One of them is Isyaku Naziru Rabiu, the billionaire’s first son who leads a very private life outside of the spotlight but prefers to let his talent speak for itself. For the 2018 University of Hertfordshire Business Economics graduate, he is naturally the heir to their father’s $6.5 billion fortune. But like his dad, urbane Isyaku is a workaholic who does not believe in generational wealth. In spite of the financial war chest readily available at his disposal, Isyaku chooses hard work and resilience as one of his driving forces thereby striving hard to build his own name and make his own fortune. Nevertheless, he has been part of the family empire, BUA Group —one of Africa’s fastest expanding manufacturing conglomerates founded more than 33 years ago by his dad— since 2016 as an audit intern while still in school. But on his graduation, he resumed as Business Development Officer and diligently rose to the level of Commercial Director at the Group’s Flour and Pasta Division, a position he held till November 2021 when he was appointed an executive director at the newly capitalized BUA Foods Plc.
In fact, Isyaku and his dad, Abdul Samad Rabiu, own a 99.8 per cent stake in BUA Foods Plc, which is now worth N998 billion ($2.37 billion). Earlier this year, Isyaku and his father reportedly earned a dividend of N62.9 billion ($151.6 million) from their stake in the newly integrated food business. The mega million-payout represents the majority of the N152 billion ($63 million) final dividend payment approved by BUA Foods’ shareholders at the group’s annual general shareholders meeting.

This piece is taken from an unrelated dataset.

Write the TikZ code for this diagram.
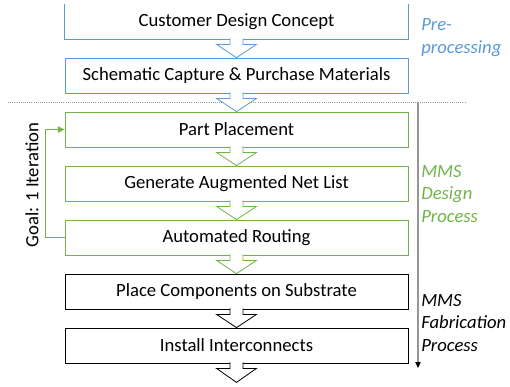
\documentclass[tikz,border=0pt]{standalone}
\usepackage{fontspec}
\setmainfont{Carlito}
\usetikzlibrary{arrows.meta, positioning, calc}
\definecolor{preblue}{RGB}{91, 155, 213}
\definecolor{designgreen}{RGB}{112, 180, 72}
\definecolor{sepgray}{RGB}{150, 150, 150}

% hollow block arrow from the bottom of one box to the top of the next
\newcommand{\blockarrow}[3]{%
  \filldraw[draw=#3, fill=white, line width=0.6pt]
    ($(#1.south)+(-6.5,-1)$) -- ($(#1.south)+(-6.5,5)$) -- ($(#1.south)+(-20,5)$)
    -- (#2) -- ($(#1.south)+(20,5)$) -- ($(#1.south)+(6.5,5)$) -- ($(#1.south)+(6.5,-1)$);
}

\begin{document}
\begin{tikzpicture}[x=0.75pt, y=-0.75pt,
    stagebox/.style={minimum width=257.25pt, minimum height=26.25pt, inner sep=0pt,
      line width=0.6pt, font=\fontsize{14}{17}\selectfont},
    stagelabel/.style={anchor=west, align=left, inner sep=0pt,
      font=\fontsize{14}{17}\selectfont\itshape},
    node distance=13.65pt]
  \useasboundingbox (0,0) rectangle (510,386);

  % pre-processing
  \node[stagebox] (concept) at (236.5,21.5) {Customer Design Concept};
  \draw[preblue, line width=0.6pt] (concept.north west) -- (concept.south west)
    -- (concept.south east) -- (concept.north east);
  \node[stagebox, draw=preblue, below=of concept] (capture) {Schematic Capture \& Purchase Materials};

  % design
  \node[stagebox, draw=designgreen, below=of capture] (placement) {Part Placement};
  \node[stagebox, draw=designgreen, below=of placement] (netlist) {Generate Augmented Net List};
  \node[stagebox, draw=designgreen, below=of netlist] (routing) {Automated Routing};

  % fabrication
  \node[stagebox, draw=black, below=of routing] (components) {Place Components on Substrate};
  \node[stagebox, draw=black, below=of components] (interconnects) {Install Interconnects};
  \coordinate (flowend) at ($(interconnects.south)+(0,19)$);

  % separator and stage arrow
  \coordinate (sepleft) at (8,102);
  \coordinate (sepright) at (466,102);
  \coordinate (stagetop) at (418,102);
  \coordinate (stagebottom) at (418,368);
  \draw[sepgray, densely dotted, line width=0.6pt] (sepleft) -- (sepright);
  \draw[sepgray, line width=0.8pt, -{Triangle[length=4.5pt, width=4pt, color=black]}] (stagetop) -- (stagebottom);

  \blockarrow{concept}{capture.north}{preblue}
  \blockarrow{capture}{placement.north}{preblue}
  \blockarrow{placement}{netlist.north}{designgreen}
  \blockarrow{netlist}{routing.north}{designgreen}
  \blockarrow{routing}{components.north}{designgreen}
  \blockarrow{components}{interconnects.north}{black}
  \blockarrow{interconnects}{flowend}{black}

  % iteration loop
  \draw[designgreen, line width=0.8pt, -{Triangle[length=5pt, width=4.5pt]}]
    (routing.west) -- ++(-19,0) |- (placement.west);
  \node[rotate=90, inner sep=0pt, font=\fontsize{14}{17}\selectfont] (goal) at (32,185) {Goal: 1 Iteration};

  % stage names
  \node[stagelabel, text=preblue] (prelabel) at (421,37.5) {Pre-\\processing};
  \node[stagelabel, text=designgreen] (designlabel) at (421,194) {MMS\\Design\\Process};
  \node[stagelabel, text=black] (fablabel) at (421,323) {MMS\\Fabrication\\Process};
\end{tikzpicture}
\end{document}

However, in a strange twist, the Polo-loving Isyaku was recently made to step down from the board of the consolidated Lagos-based food giant. Though, the brilliant chap’s resignation was said to be in accordance with the Nigerian Exchange, NGx’s listing rules —which state that no more than two members of the same family may serve on the board of a publicly traded company at the same time— some pundits however believe there is more to the billionaire heir’s exit than merely obeying the bourse’s rules.